• _DATA EXCERPT_:
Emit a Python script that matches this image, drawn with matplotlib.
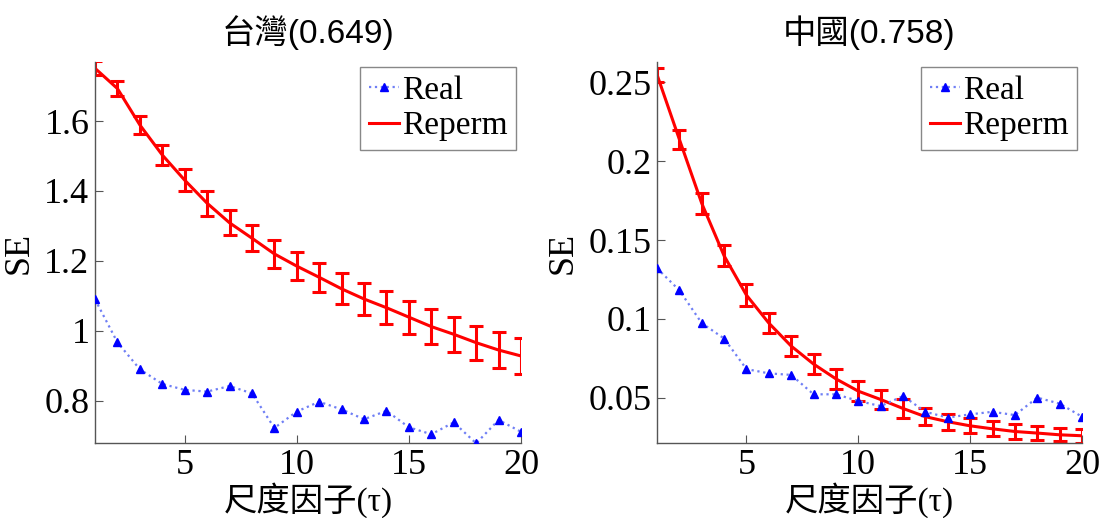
import numpy as np
import matplotlib
matplotlib.use("Agg")
import matplotlib.pyplot as plt
from matplotlib.ticker import FuncFormatter
from matplotlib.lines import Line2D

# scale factor tau
tau = np.arange(1, 21)

# Taiwan
tw_real = [1.090, 0.967, 0.890, 0.848, 0.831, 0.826, 0.842, 0.821, 0.722, 0.769,
           0.797, 0.775, 0.747, 0.771, 0.724, 0.704, 0.738, 0.678, 0.745, 0.711]
tw_reperm = [1.751, 1.693, 1.589, 1.503, 1.431, 1.365, 1.309, 1.265, 1.220, 1.185,
             1.153, 1.120, 1.091, 1.066, 1.039, 1.012, 0.990, 0.966, 0.945, 0.928]
tw_err = [0.020, 0.022, 0.026, 0.028, 0.032, 0.036, 0.036, 0.038, 0.040, 0.041,
          0.042, 0.044, 0.045, 0.047, 0.047, 0.049, 0.050, 0.049, 0.051, 0.051]

# China
cn_real = [0.1321, 0.1181, 0.0973, 0.0875, 0.0681, 0.0654, 0.0644, 0.0521, 0.0521, 0.0479,
           0.0446, 0.0510, 0.0410, 0.0373, 0.0394, 0.0410, 0.0389, 0.0500, 0.0462, 0.0379]
cn_reperm = [0.2550, 0.2139, 0.1733, 0.1400, 0.1150, 0.0973, 0.0827, 0.0713, 0.0619, 0.0541,
             0.0488, 0.0431, 0.0379, 0.0347, 0.0321, 0.0302, 0.0285, 0.0275, 0.0264, 0.0258]
cn_err = [0.0044, 0.0060, 0.0068, 0.0066, 0.0068, 0.0064, 0.0064, 0.0063, 0.0063, 0.0065,
          0.0059, 0.0063, 0.0052, 0.0052, 0.0047, 0.0047, 0.0045, 0.0044, 0.0042, 0.0044]

titles = ['台灣(0.649)', '中國(0.758)']
ylims = [(0.679, 1.769), (0.0212, 0.263)]
yticks = [[0.8, 1.0, 1.2, 1.4, 1.6], [0.05, 0.1, 0.15, 0.2, 0.25]]

serif = ['Liberation Serif', 'DejaVu Serif']
label_font = ['Liberation Serif', 'Noto Sans CJK TC']

fig = plt.figure(figsize=(11.17, 5.18), dpi=100)
W, H = 1117, 518
boxes = [(95, 62, 521, 443), (657, 62, 1082, 443)]

data = [(tw_real, tw_reperm, tw_err), (cn_real, cn_reperm, cn_err)]

real_color = '#6f7ff5'

for i, (real, reperm, err) in enumerate(data):
    x0, y0, x1, y1 = boxes[i]
    ax = fig.add_axes([x0 / W, 1 - y1 / H, (x1 - x0) / W, (y1 - y0) / H])

    ax.plot(tau, real, linestyle=':', color=real_color, linewidth=1.6,
            marker='^', markersize=6, markerfacecolor='blue', markeredgecolor='blue',
            zorder=3)
    ax.errorbar(tau, reperm, yerr=err, color='red', linewidth=2.2, elinewidth=2.2,
                capsize=5, capthick=2.2, zorder=2)

    ax.set_xlim(1, 20)
    ax.set_ylim(*ylims[i])
    ax.set_xticks([5, 10, 15, 20])
    ax.set_yticks(yticks[i])
    ax.yaxis.set_major_formatter(FuncFormatter(lambda v, p: '%g' % v))

    for s in ['top', 'right']:
        ax.spines[s].set_visible(False)
    for s in ['left', 'bottom']:
        ax.spines[s].set_color('#555555')
        ax.spines[s].set_linewidth(1.0)
    ax.tick_params(direction='in', length=6, color='#555555', labelsize=26, pad=4)
    for lab in ax.get_xticklabels() + ax.get_yticklabels():
        lab.set_family(serif)

    ax.set_title(titles[i], fontsize=24, family=['Liberation Sans', 'Noto Sans CJK TC'], pad=14)
    ax.set_ylabel('SE', fontsize=26, family=serif, labelpad=6)
    ax.set_xlabel('尺度因子(τ)', fontsize=24, family=label_font, va='center')
    ax.xaxis.set_label_coords(0.5, -(500 - y1) / (y1 - y0))

    handles = [
        Line2D([], [], linestyle=':', color=real_color, linewidth=1.6, marker='^',
               markersize=6, markerfacecolor='blue', markeredgecolor='blue'),
        Line2D([], [], color='red', linewidth=2.2),
    ]
    ax.legend(handles, ['Real', 'Reperm'], loc='upper right',
              prop={'family': serif, 'size': 24}, fancybox=False, framealpha=1,
              edgecolor='#888888', handlelength=0.9, handletextpad=0.1,
              borderpad=0.25, labelspacing=0.15, borderaxespad=0.15)

fig.savefig('out.png', dpi=100)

• _REQUIREMENTS_: Starting at the top of the listing above, reproduce each line up to and including the one with "tau = np.arange(1, 21)"; omit the pictures.

• _RESULT BELOW_:
Emit a Python script that matches this image, drawn with matplotlib.
import numpy as np
import matplotlib
matplotlib.use("Agg")
import matplotlib.pyplot as plt
from matplotlib.ticker import FuncFormatter
from matplotlib.lines import Line2D

# scale factor tau
tau = np.arange(1, 21)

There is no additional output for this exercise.